I am quite worried that American diplomacy is relying on some sort of delusion that other countries want to sacrifice their interests to accomodate the US. "Welcome us with flowers" or something, I guess. Nope. When the US brings nothing to the table, it takes nothing back from the table either. Can I drive this home to the idealists on the ends of America's political spectrum? Nobody will help you out of the goodness of their hearts, and not everybody wants the same things in the end as you do. You can't play diplomacy like a political speech, with soundbites and grand words and no specifics offers of give-and-take. You can't treat people you negotiate with as enemies (even -- especially! -- if they are) and expect their prices to go down as a result.
To the diplomats of the West: Stop behaving like dumbass amateurs. Sincerely, Nonnihil.

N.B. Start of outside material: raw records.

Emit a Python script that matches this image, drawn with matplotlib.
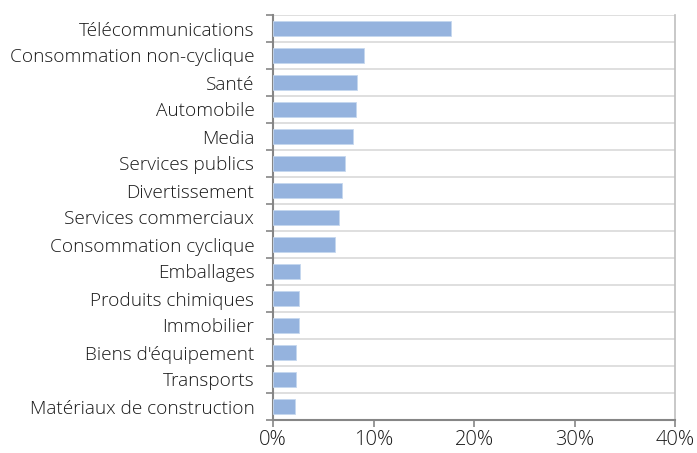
import matplotlib
matplotlib.use("Agg")
import matplotlib.pyplot as plt
import numpy as np
from matplotlib.ticker import FixedLocator, PercentFormatter

plt.rcParams['font.family'] = ['Open Sans', 'DejaVu Sans']
plt.rcParams['font.weight'] = 'light'

categories = ["Télécommunications", "Consommation non-cyclique", "Santé", "Automobile",
              "Media", "Services publics", "Divertissement", "Services commerciaux",
              "Consommation cyclique", "Emballages", "Produits chimiques", "Immobilier",
              "Biens d'équipement", "Transports", "Matériaux de construction"]
values = [17.7, 9.1, 8.35, 8.25, 7.95, 7.2, 6.9, 6.6, 6.2, 2.65, 2.6, 2.55, 2.25, 2.25, 2.2]

fig = plt.figure(figsize=(6.97, 4.53), dpi=100)
ax = fig.add_axes([273/697, 1 - 420/453, (675-273)/697, (420-15)/453])

pos = np.arange(len(categories))
ax.barh(pos, values, height=0.52, color='#95B3DE', edgecolor='#C5D7EE', linewidth=0.6, zorder=3)

ax.set_ylim(len(categories) - 0.5, -0.5)
ax.set_xlim(0, 40)

# category boundaries: ticks + gridlines
ax.yaxis.set_major_locator(FixedLocator(np.arange(-0.5, len(categories), 1)))
ax.yaxis.set_major_formatter(plt.NullFormatter())
ax.yaxis.set_minor_locator(FixedLocator(pos))
ax.set_yticklabels(categories, minor=True)
ax.tick_params(axis='y', which='major', length=5, width=1.2, color='#868686', direction='out')
ax.tick_params(axis='y', which='minor', length=0, pad=13.5, labelsize=13.7, labelcolor='#1a1a1a')
ax.yaxis.grid(True, which='major', color='#D9D9D9', linewidth=1.2, zorder=0)

ax.set_xticks([0, 10, 20, 30, 40])
ax.xaxis.set_major_formatter(PercentFormatter(decimals=0))
ax.tick_params(axis='x', length=5, width=1.2, color='#868686', labelsize=14.5,
               labelcolor='#1a1a1a', pad=2)

for s in ['left', 'bottom']:
    ax.spines[s].set_color('#868686')
    ax.spines[s].set_linewidth(1.5)
ax.spines['right'].set_color('#BFBFBF')
ax.spines['right'].set_linewidth(1.2)
ax.spines['top'].set_visible(False)

fig.savefig('out.png', dpi=100)
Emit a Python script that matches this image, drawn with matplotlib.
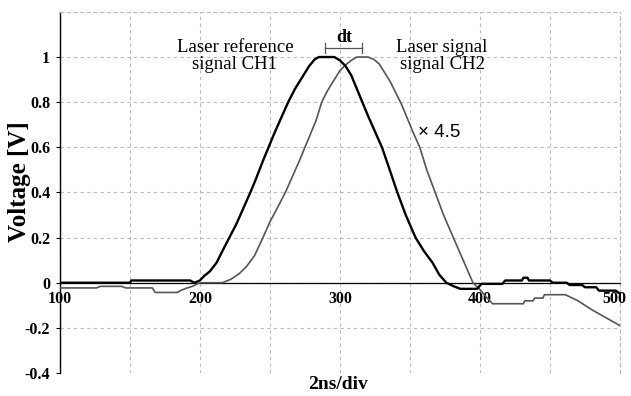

(* This week's particular variant from Iran was: "If the Holocaust actually happened, it would be the responsibility of Germany and Austria, not of the Islamic Peoples, to give up territory to establish Israel. We graciously offer our financial support to move Israel to Europe. If Israel and Europe decline this generous offer, it obviously proves that they don't believe in the holocaust either -- that it was always a Zionist pretext to oppress Islam.")
(** Of course, there is a more cynical interpretation, that I am quite afraid may be true. The US may be giving itself diplomatic cover for supporting an Israeli airstrike against Iran's nuclear facilities. Unlike the "Osiraq" attack, which could be done without outside assistance (and thus in the face of blistering condemnation even from its allies), an Israeli attack on Iran would have to pass over airspace that the US could not convincingly claim not to control or effectively monitor. By involving itself at the last minute in doomed negotiations, the US may be setting itself up with diplomatic cover for assisting an "Osiran" type of operation. However, the odds of such an operation succeeding seem to me quite remote -- and the Osiraq attack, clean as it was, was hardly a success on the larger scale.)